Like Disney, Paramount Global also notched a second-straight quarter of streaming profit, with hits like Yellowstone powering the expansion of the Paramount+ service abroad.

Iger laid out a path to streaming profitability when he returned to the role of CEO in November 2022, promising the operation would break even by the end of fiscal 2024.

Since launching Disney+ in 2019, the business has lost more than $11 billion, and Disney said Thursday its operating margin in streaming won’t reach 10% until fiscal 2026. That’s well below what Netflix earns now.

Not all of the legacy media companies are breaking even on their streaming ambitions. Peacock, the online platform of Comcast Corp.’s NBCUniversal unit, lost $436 million in the third quarter.

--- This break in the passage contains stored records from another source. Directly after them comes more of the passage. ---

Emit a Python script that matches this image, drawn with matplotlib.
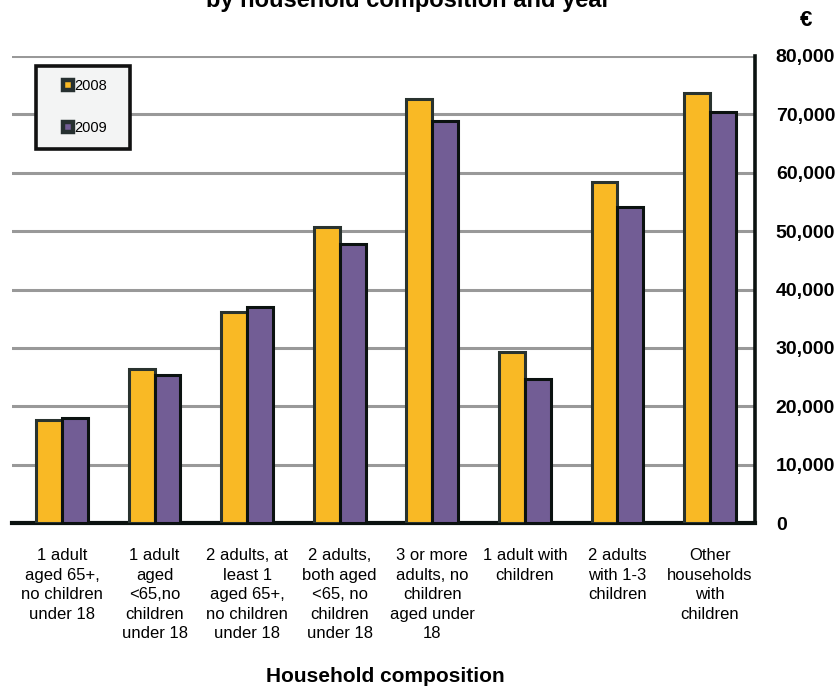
import matplotlib.pyplot as plt
from matplotlib.lines import Line2D
from matplotlib.patches import Rectangle
import numpy as np

plt.rcParams['font.family'] = ['Liberation Sans', 'DejaVu Sans']

categories = [
    "1 adult\naged 65+,\nno children\nunder 18",
    "1 adult\naged\n<65,no\nchildren\nunder 18",
    "2 adults, at\nleast 1\naged 65+,\nno children\nunder 18",
    "2 adults,\nboth aged\n<65, no\nchildren\nunder 18",
    "3 or more\nadults, no\nchildren\naged under\n18",
    "1 adult with\nchildren",
    "2 adults\nwith 1-3\nchildren",
    "Other\nhouseholds\nwith\nchildren",
]
income_2008 = [17700, 26400, 36100, 50700, 72700, 29300, 58400, 73700]
income_2009 = [18000, 25400, 37000, 47800, 68800, 24700, 54200, 70400]
yticks = [0, 10000, 20000, 30000, 40000, 50000, 60000, 70000, 80000]

c08 = '#F9B925'
c09 = '#725D95'

W, H = 840, 686
fig = plt.figure(figsize=(W / 100, H / 100), dpi=100)
ax = fig.add_axes([12 / W, 1 - 523 / H, (755 - 12) / W, (523 - 56) / H])

x = np.arange(len(categories))
bw = 0.28
ax.bar(x - bw / 2, income_2008, bw, color=c08, edgecolor='#29332F',
       linewidth=2.2, zorder=3)
ax.bar(x + bw / 2, income_2009, bw, color=c09, edgecolor='#0B1210',
       linewidth=2.2, zorder=3)

ax.set_xlim(-0.54, 7.486)
ax.set_ylim(0, 80000)
ax.set_yticks(yticks)
ax.set_yticklabels(['{:,}'.format(v) for v in yticks],
                   fontweight='bold', fontsize=14)
ax.yaxis.tick_right()
ax.tick_params(axis='y', length=0, pad=15)
ax.set_xticks(x)
ax.set_xticklabels(categories, fontsize=12, linespacing=1.38)
ax.tick_params(axis='x', length=0, pad=18)

ax.yaxis.grid(True, color='#999999', linewidth=2.2, zorder=0)
ax.set_axisbelow(True)
for s in ['top', 'left']:
    ax.spines[s].set_visible(False)
ax.spines['bottom'].set_color('#0B1210')
ax.spines['bottom'].set_linewidth(3)
ax.spines['right'].set_color('#0B1210')
ax.spines['right'].set_linewidth(2.6)

# legend box with a heavy frame
fig.patches.append(Rectangle((36 / W, 1 - 149 / H), 94 / W, 83 / H,
                             transform=fig.transFigure, facecolor='#F3F4F4',
                             edgecolor='#111111', linewidth=2.6, zorder=5))
handles = [
    Line2D([], [], linestyle='none', marker='s', markersize=7,
           markerfacecolor=c08, markeredgecolor='#263030', markeredgewidth=3.2),
    Line2D([], [], linestyle='none', marker='s', markersize=7,
           markerfacecolor=c09, markeredgecolor='#263030', markeredgewidth=3.2),
]
leg = fig.legend(handles, ['2008', '2009'], loc='upper left',
                 bbox_to_anchor=(62 / W, 1 - 79 / H), frameon=False,
                 fontsize=10.5, handlelength=0.8, handletextpad=0.05,
                 labelspacing=1.95, borderpad=0, borderaxespad=0)
leg.set_zorder(6)

fig.text(408 / W, 1 - 7 / H, 'by household composition and year',
         ha='center', va='baseline', fontsize=17, fontweight='bold')
fig.text(806 / W, 1 - 21 / H, '€', ha='center', va='center',
         fontsize=16, fontweight='bold')
fig.text(385 / W, 1 - 676 / H, 'Household composition', ha='center',
         va='center', fontsize=15, fontweight='bold')

fig.savefig('out.png', dpi=100, facecolor='white')
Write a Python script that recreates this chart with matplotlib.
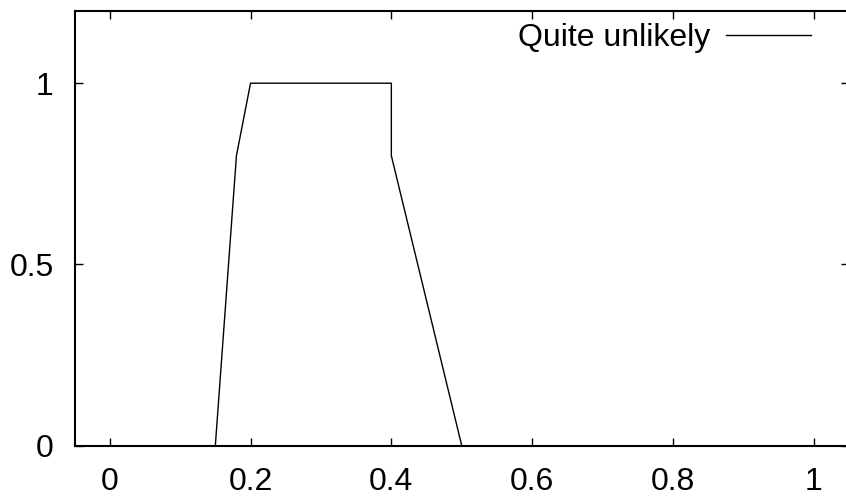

And even at the companies that are seeing a return on their online investments, the gains aren’t necessarily sufficient to counter the decline in traditional TV. Warner Bros. and Paramount have recorded billions of dollars in losses to reflect the declining value of their cable TV networks, while Comcast is exploring the spinoff of channels like USA. In its annual report filed on Thursday, Disney recorded $1.29 billion in impairment costs related to the declining value of its traditional entertainment networks as well, as a $1.55 billion charge for the Star India network.

Disney is happy to keep its company’s traditional TV business as it offers a “natural hedge” to the streaming unit, according to CFO Johnston. Last year, Iger suggested the broadcast and cable networks could be sold off as noncore assets, but he ultimately reversed course.

On the call with investors, Iger said linear TV provides the company and its advertisers a “differentiated audience” to streaming thanks to live programming.

“Basically, the combination of both is working for us,” he said.